Blew up my knee in the Vegas half marathon after running the first 10 miles at 8 min/miles. I thought it was tendonitis but it's an old chronic injury from very limited mobility in my ankle.
A physio spotted it, and since noticing it i've noticed how it used to **** up my squat form, my toes would go wider, increases my foot angle as i couldn't keep my knee over my heel. It's really noticable how bad the mobility is there when I practice an overhead squat.
So currently following a mixture of Bulletproof Knees, Fixing the Computer Guy, magnificent mobility and some MWOD stuff for ankle mobility and strength, looser hip flexor, more active glutes etc etc blah blah. I'm made of glass.
Back doing SS on the on days and just started following leangains.

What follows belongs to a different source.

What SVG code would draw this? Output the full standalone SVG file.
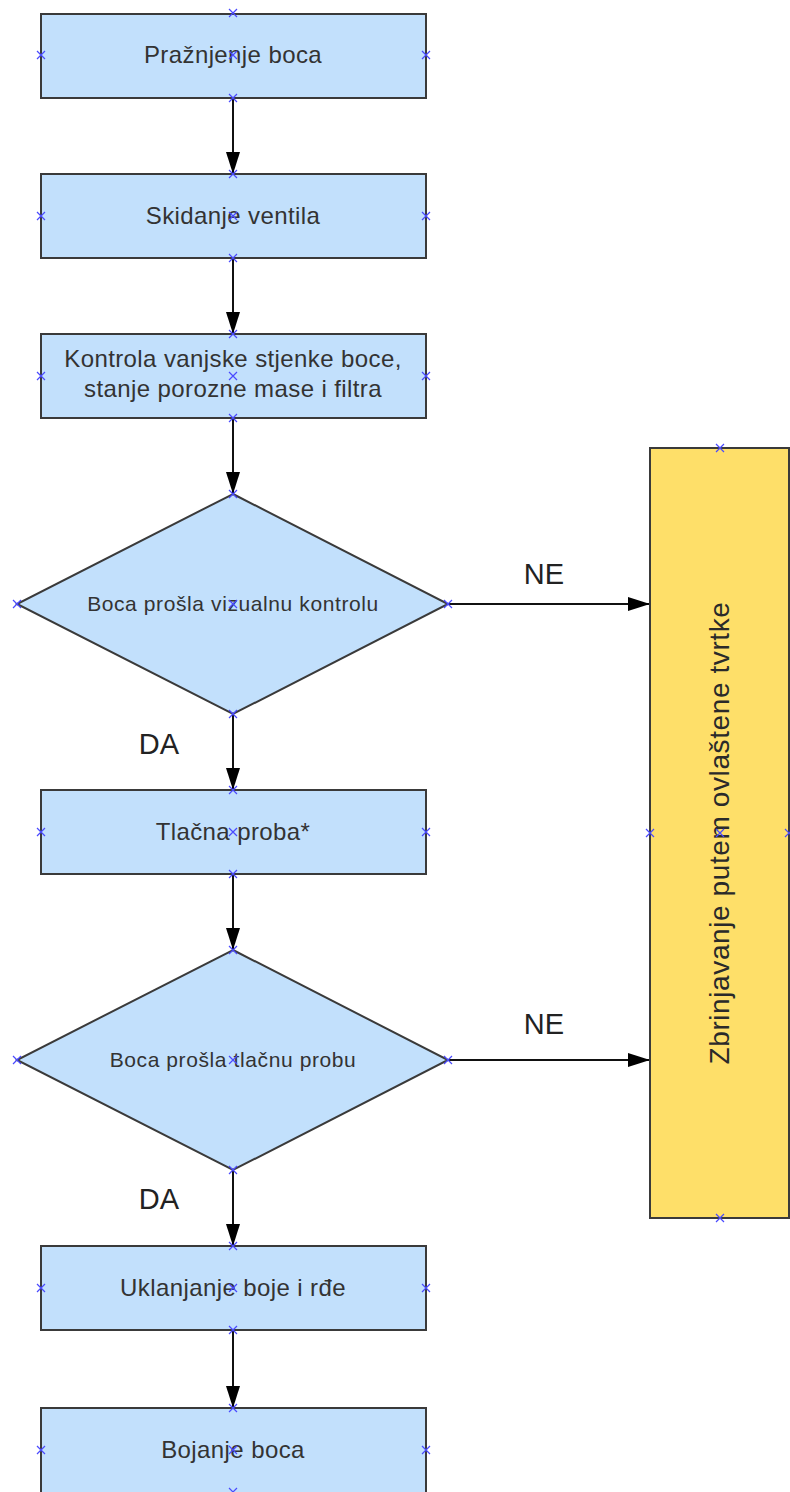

Currently 83kg BW, 130kg 1 x 5 dead, 49kg 3 x 5 press, 6 x 3 pull ups, 72.5kg 3 x 5 bench, nothing proper on my squat as i'm starting from 70kg and going to add 2.5 or 5kg each session just to dial in my form, if i were to guess i'm at 100kg 3 x 5 but I have a huge problem keeping my lower back controlled as detailed here
No plans to crossfit or run until i've fixed all my niggles. Reading Movement by Gray Cook ATM. Read Rip's Strong Enough? the other day, fun educational read. Necessary Rip circle jerking:
If your expectations are always those of someone content to live without physical challenge, then when it comes time for mental, moral, or emotional challenge you fail to meet it because you are out of practice.
Meeting and overcoming obstacles are skills that can be honed, as opposed to talents with which we are born. The best way to prepare for the inevitable **** that life occasionally hands us all is to live in a way that prepares you for it.
If you can treat personal tragedy like a heavy set of 20 squats, you’ll do better than someone who has never met any challenge. Intentionally placing yourself in the position of having to complete a task when you don’t know if you can is the single best way of preparing to be in that position unintentionally.
And that, my friends, is the way your training should be approached, so that you get more out of it than just “wellness”.